Take this entry from February 1815, nonchalantly titled “The Late Faux Paux in High Life.”

“On Sunday morning last, when Lord––– returned from Church, he was met on entering his house by his daughter, a child only six years of age, whom he accompanied to the door of the nursery, which he found closed, and on looking through the key-hole, he saw his Lady with an intimate friend of his Lordship in such situation that is not to be described,” they described in dramatic detail. “His Lordship instantly flew to his chamber, and seizing a pistol, returned to the door of the nursery at the moment it was opened by the adulterer, and leveled it as his head—by raising his arm he avoided the fatal effects of the ball, which he received in his right arm, by which it was shattered.”

Sure, you didn’t know their exact identities. But how many guys in London high-society were walking around in an arm cast that winter?

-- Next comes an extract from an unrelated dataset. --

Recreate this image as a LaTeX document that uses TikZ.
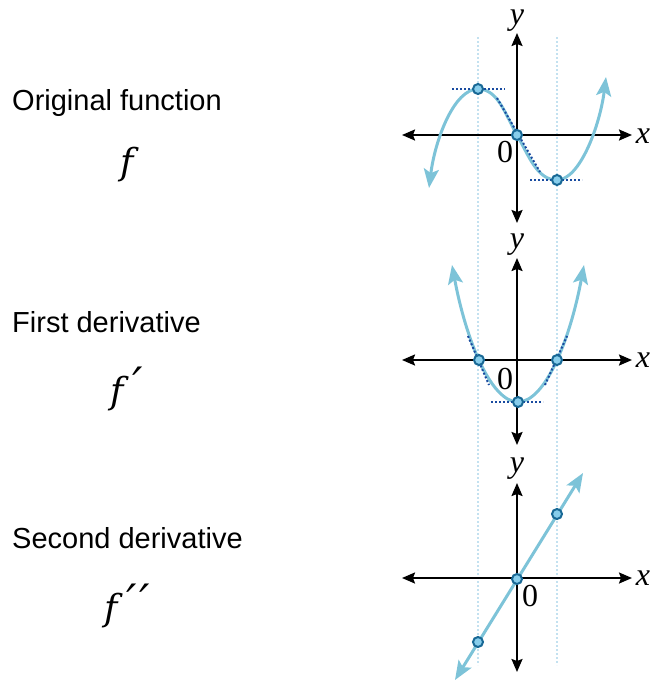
\documentclass[tikz,border=0pt]{standalone}
\usepackage{amsmath}
\usepackage{fontspec}
\setmainfont{Liberation Sans}
\newfontfamily\axisfont{Liberation Serif}
\newfontfamily\fnfont{DejaVu Serif}
\usepackage{tikz}
\usetikzlibrary{arrows.meta}
\usepackage{xcolor}

\definecolor{curveblue}{RGB}{125,195,216}
\definecolor{tangblue}{RGB}{25,75,160}
\definecolor{guideblue}{RGB}{195,225,240}
\definecolor{dotfill}{RGB}{135,205,235}
\definecolor{dotline}{RGB}{25,105,150}

\newcommand{\bigprime}{\raisebox{3pt}{\fontsize{46}{46}\selectfont ′}}

\begin{document}
\begin{tikzpicture}[x=1pt, y=-1pt,
    axis/.style={line width=2pt, {Stealth[length=13pt,width=11pt,inset=2pt]}-{Stealth[length=13pt,width=11pt,inset=2pt]}},
    curve/.style={curveblue, line width=3pt, {Stealth[length=19pt,width=15pt,inset=4pt]}-{Stealth[length=19pt,width=15pt,inset=4pt]}},
    tangline/.style={tangblue, line width=2pt, dash pattern=on 2pt off 2pt},
    guide/.style={guideblue, line width=1.5pt, dash pattern=on 2pt off 2pt},
    crit/.style={circle, draw=dotline, fill=dotfill, line width=2pt, inner sep=0pt, minimum size=10pt},
    lbl/.style={font=\axisfont\fontsize{32}{32}\selectfont, inner sep=0pt},
    rowlabel/.style={anchor=base west, inner sep=0pt, font=\fontsize{29}{30}\selectfont},
    fname/.style={inner sep=0pt, font=\fnfont\itshape\fontsize{36}{36}\selectfont}]
    \useasboundingbox (0,0) rectangle (652,683);

    % Guide lines through the critical points
    \draw[guide] (478,37) -- (478,665);
    \draw[guide] (557,37) -- (557,665);

    % Row labels
    \node[rowlabel] (orig) at (12,110.5) {Original function};
    \node[fname] (f0) at (127,165) {f};
    \node[rowlabel] (fder) at (12,332) {First derivative};
    \node[fname] (f1) at (127,389) {f\kern9pt\bigprime};
    \node[rowlabel] (sder) at (12,548) {Second derivative};
    \node[fname] (f2) at (127,606) {f\kern9pt\bigprime\kern2pt\bigprime};

    % Original function
    \draw[axis] (402,135) -- (632,135);
    \draw[axis] (517,223) -- (517,33);
    \node[lbl] (fx) at (643,136) {\itshape x};
    \node[lbl] (fy) at (517,21) {\itshape y};
    \node[lbl] (fo) at (505,152) {0};
    \coordinate (fmaxp) at (478,89);
    \coordinate (finfp) at (517,135);
    \coordinate (fminp) at (557,180);
    \draw[curve] (429,188) .. controls (435,140) and (454,89) .. (fmaxp)
        .. controls (498,89) and (505,114) .. (finfp)
        .. controls (529,156) and (537,180) .. (fminp)
        .. controls (580,180) and (600,125) .. (606,77);
    \draw[tangline] (452,89) -- (505,89);
    \draw[tangline] (530,180) -- (582,180);
    \draw[tangline] (497,98) -- (540,172);
    \node[crit] (fmax) at (fmaxp) {};
    \node[crit] (finf) at (finfp) {};
    \node[crit] (fmin) at (fminp) {};

    % First derivative
    \draw[axis] (402,360) -- (632,360);
    \draw[axis] (517,445) -- (517,258);
    \node[lbl] (gx) at (643,360) {\itshape x};
    \node[lbl] (gy) at (517,245) {\itshape y};
    \node[lbl] (go) at (505,379) {0};
    \coordinate (gz1p) at (479,360);
    \coordinate (gvertp) at (518,402);
    \coordinate (gz2p) at (557,360);
    \draw[curve] (452,265) .. controls (466,340) and (491,402) .. (gvertp)
        .. controls (545,402) and (570,340) .. (584,265);
    \draw[tangline] (491,402) -- (543,402);
    \draw[tangline] (468,336) -- (489,385);
    \draw[tangline] (545,385) -- (567,336);
    \node[crit] (gz1) at (gz1p) {};
    \node[crit] (gvert) at (gvertp) {};
    \node[crit] (gz2) at (gz2p) {};

    % Second derivative
    \draw[axis] (402,578) -- (632,578);
    \draw[axis] (517,672) -- (517,483);
    \node[lbl] (hx) at (643,578) {\itshape x};
    \node[lbl] (hy) at (517,469) {\itshape y};
    \node[lbl] (ho) at (530,596) {0};
    \draw[curve] (455,680) -- (583,473);
    \node[crit] (hz1) at (478,642) {};
    \node[crit] (horig) at (517,579) {};
    \node[crit] (hz2) at (557,514) {};
\end{tikzpicture}
\end{document}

The Morning Post also exhaustively chronicled the balls of London’s social season, which ran from Easter to the early summer. An account from the Prince Regent’s June 4, 1811, fête in the drawing room at St. James’s Palace, detailed exactly who danced with who: “The first couple who tripped on the light fantastic toe were Earl Percy, and the accomplished, and deservedly celebrated beauty, Lady Jane Montague, daughter of the Duchess of Manchester,” the paper wrote. (Two years later, the Duchess of Manchester left her highborn husband for a footman.) They even wrote a bulleted list: Earl of Digby with the Countess of Jersey, Lord Mark Kerr with Lady Elizabeth Clive, Lord Charles Somerset with Mis Metcalfe, and so on.

Lady Whistledown is, yes, a fictional character. However the sensational coverage of scandal in the Regency era is not a figment of anyone’s imagination, but rather the earliest iteration of tabloid journalism and perhaps even blind-item blogs. Reading The Morning Post, in a way, feels like browsing Crazy Days and Nights or Lainey Gossip. The items are vaguely anonymous but also wacky, unhinged, and a bit questionable in sourcing. Yet you inhale them like cotton candy. As the Queen aptly sums it up in Bridgerton—“I like to be entertained.”